The good news is that the flip sides of these negative habits – unpretentious mutual comfort, empowering partnership, and humble respect – are always available options for any conscientious straight person, even if she or he is not in full agreement with their LGBT friends and neighbors whom they seek to support. Although progressive political and religious convictions have often been particularly associated with the role of ally, this is not universally the case, nor does it have to be so. In fact, as a gay Christian who embraces the church’s traditional sexual ethic, I have sometimes been excluded by political and theological liberals who automatically assumed that my convictions were retrograde and were afraid that my participation in ministry with them would foster exclusion. And conversely, I have also been impressed and blessed by the kindness and humility of some conservatives who have admitted how much they do not know about these topics and have sought to learn from me and from other sexual minorities (of varying convictions).
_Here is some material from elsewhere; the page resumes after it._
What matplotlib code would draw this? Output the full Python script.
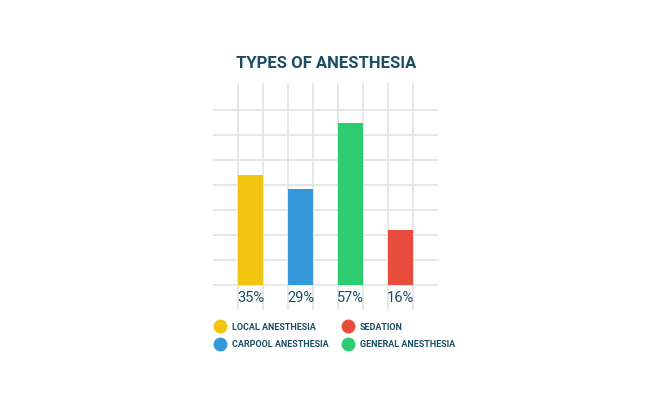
import matplotlib.pyplot as plt
from matplotlib.lines import Line2D

categories = ['LOCAL ANESTHESIA', 'CARPOOL ANESTHESIA', 'GENERAL ANESTHESIA', 'SEDATION']
percent_labels = ['35%', '29%', '57%', '16%']
bar_heights = [44, 38.4, 64.7, 22]   # as drawn, in grid units of 10
colors = ['#f1c40f', '#3498db', '#2ecc71', '#e74c3c']
legend_order = [0, 1, 3, 2]

text_color = '#1c4e63'
grid_color = '#e3e3e3'

fig = plt.figure(figsize=(6.5, 3.97), dpi=100)
W, H = 650, 397
ax = fig.add_axes([213 / W, (H - 310) / H, 225 / W, 227 / H])
ax.set_xlim(0, 9)
ax.set_ylim(-10, 80.8)
ax.axis('off')

# grid
ax.hlines(range(0, 80, 10), 0, 9, color=grid_color, lw=1.2, zorder=1)
ax.vlines(range(1, 9), -10, 80.8, color=grid_color, lw=1.2, zorder=1)

xs = [1.5, 3.5, 5.5, 7.5]
ax.bar(xs, bar_heights, width=1.0, color=colors, zorder=2)

for x, lab in zip(xs, percent_labels):
    ax.text(x, -5, lab, ha='center', va='center', fontsize=10.5,
            color=text_color, family='Roboto')

fig.text(326 / W, 1 - 63 / H, 'TYPES OF ANESTHESIA', ha='center', va='center',
         fontsize=12, color=text_color, fontweight='bold', family='Roboto')

handles = [Line2D([], [], ls='none', marker='o', markersize=10,
                  markerfacecolor=colors[i], markeredgecolor='none')
           for i in legend_order]
labels = [categories[i] for i in legend_order]
leg = fig.legend(handles, labels, ncol=2, loc='upper left',
                 bbox_to_anchor=(211 / W, 1 - 319 / H), frameon=False,
                 handletextpad=0.8, columnspacing=1.6, labelspacing=0.9,
                 handlelength=1.1, borderaxespad=0,
                 prop={'family': 'Roboto', 'weight': 'bold', 'size': 6.5})
for t in leg.get_texts():
    t.set_color(text_color)

fig.savefig('out.png', dpi=100, facecolor='white')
I experienced a good example of an unexpected ally a few days ago during a panel discussion on sexuality at an evangelical theological conference. Things began poorly, as the session organizer gave a confused, at times bizarre lecture about how a homosexual orientation is inherently sinful (whether acted on or not). The session moderator likewise behaved in an unfriendly and unhelpful way. Responding to this charge was Wesley Hill, a celibate gay Christian whose nuanced reflections on the topic were both theologically stronger and more pastorally attentive. But there was a fourth voice – Preston Sprinkle, a straight Bible college professor. Preston’s surfer-bro manner and conservative pedigree may have made him appear to be an unlikely ally, but his combination of self-deprecating humor and thoughtful critique complemented Wesley’s approach. He didn’t undermine Wesley by attempting to come to the rescue or to speak on behalf of all gay Christians everywhere (as if that were possible). Instead, he helped hold the other speakers accountable for some of the negative implications of their ideas, and he fielded some of the more hostile questions from audience members (so that they didn’t all fall to Wesley). Preston didn’t do everything perfectly (he made a couple of statements that made me cringe), but his overall posture was humble, irenic, and comfortable. As a gay man listening with significant concern to what was being said, it was a great relief to know that someone who is quite different from me had my back.
Comfort, partnership, and humility. All of these are difficult to practice but accessible postures for any straight person who wants to seek the good of their LGBT friends and neighbors. When even the language of “ally” connotes the battle mentality of culture wars – tempting us toward a self-righteousness that is not helpful for people of any sexual orientation – we can instead strive to offer comfortable friendship, encouragement, support, and humble respect across differences. As with many important endeavors, it helps to take the goal more seriously than yourself. So go for it!